The Growth Mindset believes that the hand you’re dealt with is just the starting point for your development. It is based on the belief that your basic qualities are things you can cultivate through your efforts, your strategies, and help from others. Although people may differ in every which way, everyone can change and grow through application and experience.

You can see how the belief that cherished abilities/qualities can be developed creates a passion for learning. Why waste time trying to prove yourself by doing the easy things over and over when instead you can spend your time getting better? Or settle for friends that will fluff up your self-esteem when you could find ones that will challenge you and stretch you? Why seek out the tried and true path when you could find a new path and carve your own way through it? The passion for levelling-up (and sticking to it when it’s not going well) is the hallmark of the growth mindset. This is the mindset that allows people to thrive during some of the most challenging times in their lives.

How would you respond?

Imagine: One day, you go to a class at school that is really important to you and that you like a lot. The professor returns the mid-term papers to the class: You got a C+. You’re very disappointed. That evening on the way back to your home, you find that you’ve gotten a parking ticket. Being really frustrated, you call your best friend to share your experience but are sort of brushed off.

Fixed mindset people respond: I’d feel like a total reject, I’m a total failure, I’m an idiot’, I’m a loser’. In other words, they’d see what happened as a direct measure of their competence and worth.

The story was specifically written to be a little bad but not TOO bad. it was a C+, not an F

Compare that to people with the GROWTH mindset: they responded saying ‘I need to try harder in class, be more careful when parking the car, and wonder if my friend had a bad day. I’d start thinking about studying harder or in a different way for the next test, then pay the parking ticket and work things out with the friend next time, I’d look at what i did wrong on the test and resolve to do better’

Learning / Studying

How do fixed mindset students study? If their material is hard, their approach is to read them again and again, memorizing everything they can, like a vacuum cleaner, ‘wrote learning’ so they can pass the exam. If they did poorly on a test, they conclude that ‘chemistry’ isn’t their subject. After all “I did everything possible, didn’t I?” Far from it.

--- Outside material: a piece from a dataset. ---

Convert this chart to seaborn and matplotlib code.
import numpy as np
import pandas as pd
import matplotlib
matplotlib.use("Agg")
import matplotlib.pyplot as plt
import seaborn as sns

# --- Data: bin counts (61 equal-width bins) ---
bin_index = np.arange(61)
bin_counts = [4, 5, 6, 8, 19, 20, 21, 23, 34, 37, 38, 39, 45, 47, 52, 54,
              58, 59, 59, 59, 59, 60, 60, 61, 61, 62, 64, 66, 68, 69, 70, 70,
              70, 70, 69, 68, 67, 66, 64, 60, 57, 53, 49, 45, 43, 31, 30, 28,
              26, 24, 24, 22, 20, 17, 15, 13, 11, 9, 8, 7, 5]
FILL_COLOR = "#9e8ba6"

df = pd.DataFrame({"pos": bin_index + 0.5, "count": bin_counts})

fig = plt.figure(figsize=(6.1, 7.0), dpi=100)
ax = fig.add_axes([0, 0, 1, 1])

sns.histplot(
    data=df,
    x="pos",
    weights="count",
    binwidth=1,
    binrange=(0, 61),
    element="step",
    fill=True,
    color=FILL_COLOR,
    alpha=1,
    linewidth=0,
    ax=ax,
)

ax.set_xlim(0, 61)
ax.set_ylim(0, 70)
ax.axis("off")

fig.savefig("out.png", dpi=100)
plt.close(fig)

These students would be chocked with what the Growth Mindset students do. They took charge of their learning and motivation. Instead of plunging into unthinking memorisation of the course material, they said “I looked for themes and underlying principles across lectures”. They went over mistakes until they understood them. They studied to learn, not to just ace the test. This is why they got higher grades, not because they were smarter.

Effort

 

The fixed mindset believes: High Effort = Big Risk

The Fixed Mindset people believe effort is only for people with deficiencies.  Geniuses shouldn’t need to apply effort, so by applying effort you admit you’re not a genius, so you don’t apply effort. If your claim to fame is being naturally gifted and smart, then you have a lot to lose by trying at something and revealing a deficiency. Effort can therefore REDUCE you – if your identity is based on being endowed and naturally better than everyone, applying effort undermines that status and can reduce your perceptions.

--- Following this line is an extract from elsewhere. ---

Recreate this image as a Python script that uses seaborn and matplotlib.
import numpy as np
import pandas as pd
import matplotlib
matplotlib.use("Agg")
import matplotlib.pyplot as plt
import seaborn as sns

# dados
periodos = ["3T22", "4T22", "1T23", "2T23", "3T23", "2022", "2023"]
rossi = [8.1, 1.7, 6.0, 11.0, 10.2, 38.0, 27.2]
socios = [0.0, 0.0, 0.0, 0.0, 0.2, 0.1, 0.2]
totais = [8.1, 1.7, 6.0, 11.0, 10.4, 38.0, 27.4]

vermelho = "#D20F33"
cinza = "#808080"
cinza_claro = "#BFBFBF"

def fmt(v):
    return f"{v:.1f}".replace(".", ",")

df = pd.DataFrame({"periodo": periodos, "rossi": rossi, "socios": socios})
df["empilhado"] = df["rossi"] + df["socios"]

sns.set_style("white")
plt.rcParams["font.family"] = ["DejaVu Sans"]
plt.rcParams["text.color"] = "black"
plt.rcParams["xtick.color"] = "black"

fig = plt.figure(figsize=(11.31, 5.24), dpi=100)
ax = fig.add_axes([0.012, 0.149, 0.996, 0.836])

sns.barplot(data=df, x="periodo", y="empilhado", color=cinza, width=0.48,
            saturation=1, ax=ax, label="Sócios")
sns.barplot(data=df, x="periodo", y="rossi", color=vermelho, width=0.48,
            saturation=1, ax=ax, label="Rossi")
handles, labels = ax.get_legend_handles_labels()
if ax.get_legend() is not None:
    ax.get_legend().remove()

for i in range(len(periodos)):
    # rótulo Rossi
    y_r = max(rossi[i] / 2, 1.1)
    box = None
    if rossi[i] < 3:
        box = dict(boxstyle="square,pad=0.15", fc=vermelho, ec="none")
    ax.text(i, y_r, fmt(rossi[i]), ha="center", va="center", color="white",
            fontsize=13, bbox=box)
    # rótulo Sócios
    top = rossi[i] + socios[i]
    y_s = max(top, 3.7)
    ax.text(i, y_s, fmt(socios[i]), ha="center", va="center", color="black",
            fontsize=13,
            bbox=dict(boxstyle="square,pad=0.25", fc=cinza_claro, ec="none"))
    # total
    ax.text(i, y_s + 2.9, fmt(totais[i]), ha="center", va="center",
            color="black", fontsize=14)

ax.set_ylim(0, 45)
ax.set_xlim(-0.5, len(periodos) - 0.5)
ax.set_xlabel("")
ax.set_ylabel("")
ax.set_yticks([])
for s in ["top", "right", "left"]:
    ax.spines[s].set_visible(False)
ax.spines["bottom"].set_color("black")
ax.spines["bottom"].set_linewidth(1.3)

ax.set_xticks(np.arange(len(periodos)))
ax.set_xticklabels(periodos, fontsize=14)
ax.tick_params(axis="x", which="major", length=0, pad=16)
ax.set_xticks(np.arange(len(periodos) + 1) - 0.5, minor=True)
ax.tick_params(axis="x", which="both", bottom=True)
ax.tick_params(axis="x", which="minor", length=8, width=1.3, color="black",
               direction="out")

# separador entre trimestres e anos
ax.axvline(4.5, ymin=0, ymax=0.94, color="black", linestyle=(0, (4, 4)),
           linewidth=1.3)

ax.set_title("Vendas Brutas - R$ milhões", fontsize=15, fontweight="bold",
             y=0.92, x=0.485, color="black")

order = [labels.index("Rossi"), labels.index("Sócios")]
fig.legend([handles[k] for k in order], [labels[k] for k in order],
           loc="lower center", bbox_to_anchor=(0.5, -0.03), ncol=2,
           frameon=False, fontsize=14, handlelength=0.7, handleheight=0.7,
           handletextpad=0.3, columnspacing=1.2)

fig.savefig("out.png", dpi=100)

Secondly – effort robs you of your excuses. If you don’t try, then you always COULD HAVE (I could have played NFL, I could have made it in to Harvard, I could have invented that product…). You’re leaving yourself an out, an excuse for if it doesn’t happen – that you didn’t really try, but you could have. If you try and fail, you have no excuses. You can say “I could have been XXXX” – but once you try, you lose the cop out.

The growth mindset believes: Low Effort = Big Risk

For the growth mindset people, the risk is in LOW effort. They recognize that effort leads to achievement, so without effort they’ll never achieve. It’s almost inconceivable to want something badly, to think you have a chance to achieve it, and then do nothing about it. The “I could have been” is heartbreaking for a GM; not comforting like it is to a fixed mindset.